Tuesday, May 01, 2007

THIS WILL ALL END IN TEARS by Joe Ollmann

THIS WILL ALL END IN TEARS is a 168-page collection of five short stories by Joe Ollmann published in 2006 by Insomniac Press (PDF samples of two of the stories can be downloaded at the linked sites). Apparently Ollmann has a few previous books, but I'd never heard of him until I saw this book in the library the other day. From the "Littlest Hobo" reference in one story you can probably guess that he's Canadian...

It's a great little book, with each story presenting a little slice in the life of a different working-class character. In general very depressing slices, but with some touches of humour to soften it a bit. The art is a nice, solid expressive style, and the scripting is excellent, very naturalistic and smooth. Most of the stories are built around contrasting the internal thoughts of the main character with the actual dialogue, showing how they hide things, second guess themselves and interpret the actions of others.

It reminds me a lot of some of the alternative press comics I enjoyed back in the 1990s, in particular Jessica Abel's ARTBABE and Roberta Gregory's NAUGHTY BITS. Actually, thinking of what to compare it to, I'd almost put it right in the middle of those two in a lot of ways. The characters are less pretty than Abel's, not quite as ugly as Gregory's, both in looks and personality.

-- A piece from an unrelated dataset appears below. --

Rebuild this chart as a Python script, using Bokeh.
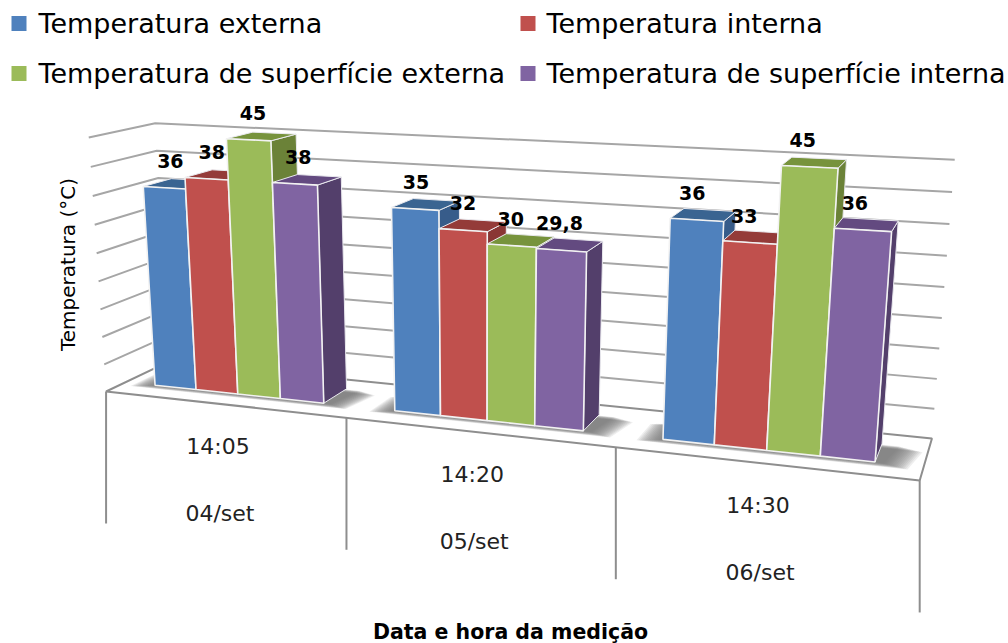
import numpy as np
from bokeh.plotting import figure
from bokeh.models import Range1d
from bokeh.core.properties import value
from bokeh.embed import file_html
from bokeh.resources import INLINE

# ---- data ----
horas = ["14:05", "14:20", "14:30"]
datas = ["04/set", "05/set", "06/set"]
series = ["Temperatura externa", "Temperatura interna",
          "Temperatura de superfície externa", "Temperatura de superfície interna"]
t_externa = [36, 35, 36]
t_interna = [38, 32, 33]
t_sup_externa = [45, 30, 45]
t_sup_interna = [38, 29.8, 36]
rotulos = [["36", "35", "36"], ["38", "32", "33"], ["45", "30", "45"], ["38", "29,8", "36"]]
y_ticks = [5, 10, 15, 20, 25, 30, 35, 40, 45]
y_max = 45

face = ["#4F81BD", "#C0504D", "#9BBB59", "#8064A2"]
top = ["#3A6491", "#943B39", "#77933C", "#634A80"]
side = ["#375C8A", "#8A3634", "#6B8238", "#533F6B"]
FONT = value("DejaVu Sans")

# ---- perspective camera: calibrated on the chart box ----
box = [((0, 0, 0), (107.7, 391)), ((1, 0, 0), (346, 417)), ((2, 0, 0), (615.5, 447)),
       ((3, 0, 0), (919, 480)), ((0, 0, 1), (166, 361)), ((3, 0, 1), (931.7, 438)),
       ((0, 1, 1), (157, 123)), ((3, 1, 1), (954, 159)), ((0, 1, 0), (86, 137))]
A, b = [], []
for (X, Y, Z), (u, v) in box:
    A.append([X, Y, Z, 1, 0, 0, 0, 0, -u * X, -u * Y, -u * Z]); b.append(u)
    A.append([0, 0, 0, 0, X, Y, Z, 1, -v * X, -v * Y, -v * Z]); b.append(v)
m = np.linalg.lstsq(np.array(A, float), np.array(b, float), rcond=None)[0]
M = np.append(m, 1.0).reshape(3, 4)


def proj(X, val, Z):
    q = M @ np.array([X, val / y_max, Z, 1.0])
    return q[0] / q[2], q[1] / q[2]


def poly(pts):
    s = [proj(*t) for t in pts]
    return [a for a, _ in s], [c for _, c in s]


p = figure(width=1008, height=643, x_range=Range1d(0, 1008), y_range=Range1d(643, 0),
           x_axis_type=None, y_axis_type=None, toolbar_location=None,
           output_backend="svg", min_border=0, outline_line_color=None)
p.grid.visible = False
p.background_fill_color = "white"

# floor
fx, fy = poly([(0, 0, 0), (3, 0, 0), (3, 0, 1), (0, 0, 1)])
p.patch(fx, fy, fill_color="white", line_color="#8E8E8E", line_width=2)

# wall gridlines
for t in y_ticks:
    gx, gy = poly([(0, t, 0), (0, t, 1), (3, t, 1)])
    p.line(gx, gy, line_color="#A6A6A6", line_width=2)

# category separators
TICK = 132
for X in range(4):
    a, c = proj(X, 0, 0)
    p.line([a, a], [c, c + TICK], line_color="#8E8E8E", line_width=2)

BAR_LO, BAR_HI = 0.13, 0.845
Z0, Z1 = 0.30, 0.74
bw = (BAR_HI - BAR_LO) / 4
vals = [t_externa, t_interna, t_sup_externa, t_sup_interna]

# soft shadows
for g in range(3):
    for k in range(14):
        e = 0.006 * k
        sx, sy = poly([(g + BAR_LO - 0.005 - e, 0, Z0 - 0.012 - e * 1.0), (g + BAR_HI + 0.03 + e, 0, Z0 - 0.012 - e * 1.0),
                       (g + BAR_HI + 0.06 + e, 0, Z1 - 0.02 - e), (g + BAR_LO - 0.005 - e, 0, Z1 - 0.02 - e)])
        p.patch(sx, sy, fill_color="#707070", fill_alpha=0.12, line_color=None)

# bars
for g in range(3):
    for i in range(4):
        h = vals[i][g]
        x0, x1 = g + BAR_LO + i * bw, g + BAR_LO + (i + 1) * bw
        sx, sy = poly([(x1, 0, Z0), (x1, 0, Z1), (x1, h, Z1), (x1, h, Z0)])
        p.patch(sx, sy, fill_color=side[i], line_color="#E9E9EE", line_width=1)
        tx, ty = poly([(x0, h, Z0), (x1, h, Z0), (x1, h, Z1), (x0, h, Z1)])
        p.patch(tx, ty, fill_color=top[i], line_color="#E9E9EE", line_width=1)
        ax, ay = poly([(x0, 0, Z0), (x1, 0, Z0), (x1, h, Z0), (x0, h, Z0)])
        p.patch(ax, ay, fill_color=face[i], line_color="#F2F2F2", line_width=1.6)

# data labels
lx, ly, lt = [], [], []
for g in range(3):
    for i in range(4):
        a, c = proj(g + BAR_LO + (i + 0.5) * bw, vals[i][g], Z0)
        lx.append(a + 9.3 - 0.02 * a); ly.append(c - 27); lt.append(rotulos[i][g])
p.text(lx, ly, text=lt, text_font=FONT, text_font_style="bold", text_font_size="19px",
       text_align="center", text_baseline="middle", text_color="black")

# category labels
for g in range(3):
    a, c = proj(g + 0.5, 0, 0)
    p.text([a - 5], [c + 42], text=[horas[g]], text_font=FONT, text_font_size="22px",
           text_align="center", text_baseline="middle", text_color="#222222")
    p.text([a - 3], [c + 109], text=[datas[g]], text_font=FONT, text_font_size="22px",
           text_align="center", text_baseline="middle", text_color="#222222")

# axis titles
p.text([67], [264], text=["Temperatura (°C)"], angle=np.pi / 2, text_font=FONT, text_font_size="20px",
       text_align="center", text_baseline="middle", text_color="black")
p.text([510], [631], text=["Data e hora da medição"], text_font=FONT, text_font_style="bold",
       text_font_size="20.5px", text_align="center", text_baseline="middle", text_color="black")

# legend
leg_x = [11, 520, 11, 520]
leg_y = [23, 23, 73, 73]
text_x = [38, 546, 38, 546]
p.quad(left=leg_x, right=[a + 15 for a in leg_x],
       top=[c - 7.5 for c in leg_y], bottom=[c + 7.5 for c in leg_y],
       fill_color=face, line_color=None)
p.text(text_x, leg_y, text=series, text_font=FONT, text_font_size="27px",
       text_align="left", text_baseline="middle", text_color="black")

open("out.html", "w").write(file_html(p, INLINE))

The Roberta Gregory comparison really comes across in the first story, "Big Boned", about an overweight young woman whose internal monologue of bitterness and contempt for herself and those around her contrasts with the actual dialogue, where she's afraid to express herself and always puts the worst possible interpretation on what the words and actions of others mean. That kind of structure was pretty common in Gregory's Bitchy Bitch stories, and I remember at least one which was built entirely on Bitchy's cynical interpretations of what everyone really means. It's quite a bit different in effect from Gregory's work. You tend to laugh at her characters, while for the most part you just feel sorry for Ollmann's.

"Day Old" is a bit of an anomaly in the book. The shortest story, it's also the only one without a running narrative of the inner voice of the main character, so for the most part we just get the story through the dialogue and actions (although it's also the only one where Ollmann resorts to thought balloons in a few places). It's a simple enough story about a bagel store employee bending some rules to show some kindness for a mother with a sick child, and the consequences of that.

"Oh Deer" is the most comical of the stories. It starts off oddly, with a man trying to sell a fired-once gun at a pawn shop. As the story goes on we find that the man allowed himself to be pressured by people at work to go on a hunting trip, where he shot a deer, and now has to deal with its carcass. The humour gets almost slapstick at times, but there's quite a bit going on beneath the jokes.

"The Filmed a Movie Here Once" is the longest story in the book, at 52 pages, and features a young waitress in a small town, and all of the characters who intersect with her life, including fellow employees, her father, her priest and her boyfriend. It ends up being a very complex story about love, religion, trust and betrayal, and Ollmann does a great job of creating three-dimensional characters in very little space.

"Hanging Over" is another long story to close the book, and might be my favourite. In this one, a man has to deal with taking care of his intellectually disabled older brother after their mother has an accident. The lead character is anything but an angel, and most of the story is spent with him trying to duck out of his responsibilities and justifying his actions both to himself and to others. A lot of great little scenes that are entertaining on their own right and also serve to demonstrate and advance the relationships between the characters.

Despite being one of the most depressing collection of comic book stories I've ever seen, finding this book was a very pleasant surprise. I highly recommend it for anyone looking for a good example of this kind of slice-of-life drama that I'm not sure anyone else is doing anymore (I guess Adrian Tomine still is in OPTIC NERVE, although I never really got into his stuff beyond the original short work).